Junior Researcher, BioSense Institute

Today’s data is more easily generated thanks to numerous smart devices. Gathering data from multiple data sources, combining and exploring it is particularly important in crop yield prediction as many variables (soil properties, weather conditions, land management…) impact the final outcome. Information produced in the process of data fusion is quite often more useful than the one provided by any individual data source.

A team of researchers from BioSense Institute is working with a crop yield prediction model based on data fusion. The algorithm called Data Fusion by Matrix Factorization (DFMF) is used to help seed industries breed better seeds. Not all varieties are suitable for all fields. Seed selection is very important, as it can lower the costs and increase the yield. Testing hybrids in various conditions helps us understand for which land and conditions they are suitable to produce high and quality yield. But testing them in diverse scenarios is impossible due to experimental costs, time costs and the limited number of locations on which breeders can plant hybrids.

Figure 1: Data fusion configuration

The data that was analysed comes from Syngenta Crop Challenge 2019, and it is one of the largest and most comprehensive publicly available data for research in crop yield forecasting. The dataset contains the maize yield values for different hybrids, grown across various environments/fields. Soil and weather data is provided for every environment. The goal of our work was to predict the performance of every hybrid on every environment using the DFMF algorithm. Enriching the historical dataset helps us see based on yield, which is one of best indicators in smart seed selection, what hybrid is best to be planted in a particular location. The results that were obtained are promising.

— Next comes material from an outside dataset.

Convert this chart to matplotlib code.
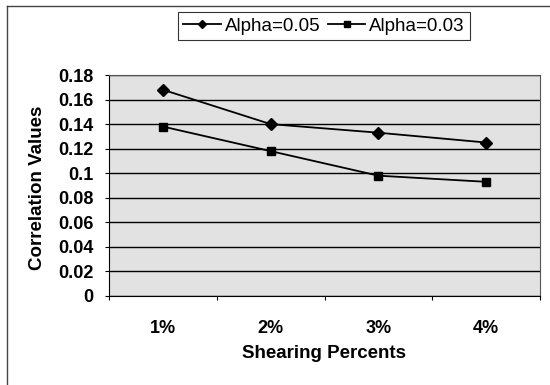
import matplotlib
matplotlib.use("Agg")
import matplotlib.pyplot as plt
from matplotlib.lines import Line2D

categories = ["1%", "2%", "3%", "4%"]
alpha_005 = [0.168, 0.140, 0.133, 0.125]
alpha_003 = [0.138, 0.118, 0.098, 0.093]
yticks = [0, 0.02, 0.04, 0.06, 0.08, 0.1, 0.12, 0.14, 0.16, 0.18]
ytick_labels = ["0", "0.02", "0.04", "0.06", "0.08", "0.1", "0.12", "0.14", "0.16", "0.18"]

plt.rcParams['font.family'] = ['Liberation Sans', 'DejaVu Sans']

W, H = 550, 385
fig = plt.figure(figsize=(5.5, 3.85), dpi=100)
fig.patch.set_facecolor('white')

ax = fig.add_axes([109 / W, 1 - 296 / H, (540 - 109) / W, (296 - 75) / H])
ax.set_facecolor('#e2e2e2')

x = list(range(len(categories)))
ax.plot(x, alpha_005, color='black', lw=1.3, marker='D', markersize=6.0,
        label='Alpha=0.05', zorder=3)
ax.plot(x, alpha_003, color='black', lw=1.3, marker='s', markersize=6.0,
        label='Alpha=0.03', zorder=3)

ax.set_xlim(-0.5, len(categories) - 0.5)
ax.set_ylim(0, 0.18)
ax.set_yticks(yticks)
ax.set_yticklabels(ytick_labels)
ax.yaxis.grid(True, color='black', lw=1.0)
ax.set_axisbelow(True)

ax.set_xticks([i + 0.5 for i in range(-1, len(categories))])
ax.set_xticklabels([])
ax.set_xticks(x, minor=True)
ax.set_xticklabels(categories, minor=True)
ax.tick_params(axis='x', which='major', direction='out', length=3, width=0.8)
ax.tick_params(axis='x', which='minor', length=0, pad=17)
ax.tick_params(axis='y', direction='out', length=3, width=0.8, pad=8)
for lab in ax.get_xticklabels(minor=True) + ax.get_yticklabels():
    lab.set_fontweight('bold')
    lab.set_fontsize(13)

for s in ax.spines.values():
    s.set_color('#555555')
    s.set_linewidth(0.8)
ax.spines['left'].set_color('black')
ax.spines['bottom'].set_color('black')

fig.text(324.5 / W, 1 - 353 / H, "Shearing Percents", ha='center', va='center',
         fontsize=13.5, fontweight='bold')
fig.text(38 / W, 1 - 188 / H, "Correlation Values", ha='center', va='center',
         rotation=90, fontsize=13.5, fontweight='bold')

leg = fig.legend(loc='center', bbox_to_anchor=(324 / W, 1 - 26 / H), ncol=2,
                 frameon=True, fancybox=False, fontsize=13.5, markerscale=0.75,
                 handlelength=2.0, handletextpad=0.2, columnspacing=0.4,
                 borderpad=0.3, borderaxespad=0)
leg.get_frame().set_edgecolor('black')
leg.get_frame().set_linewidth(0.8)

fig.add_artist(Line2D([7 / W, 7 / W], [0, 1 - 6 / H], color='#444444', lw=1.0,
                      transform=fig.transFigure))
fig.add_artist(Line2D([7 / W, 1], [1 - 6 / H, 1 - 6 / H], color='#444444', lw=1.0,
                      transform=fig.transFigure))

fig.savefig("out.png", dpi=100)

Having in mind that predicting maize yield is a very challenging task as there is high variability. Figure 2 shows yield variability only for the year 2015, where the minimum yield was 25,15 and maximum was 198,25 quintiles per hectare.

Figure 2: Histogram of the yield for the year 2015

Research in this area is very important as optimizing our crops is a necessary challenge for our future. Algorithms such as the one mentioned above can help us overcome this challenge.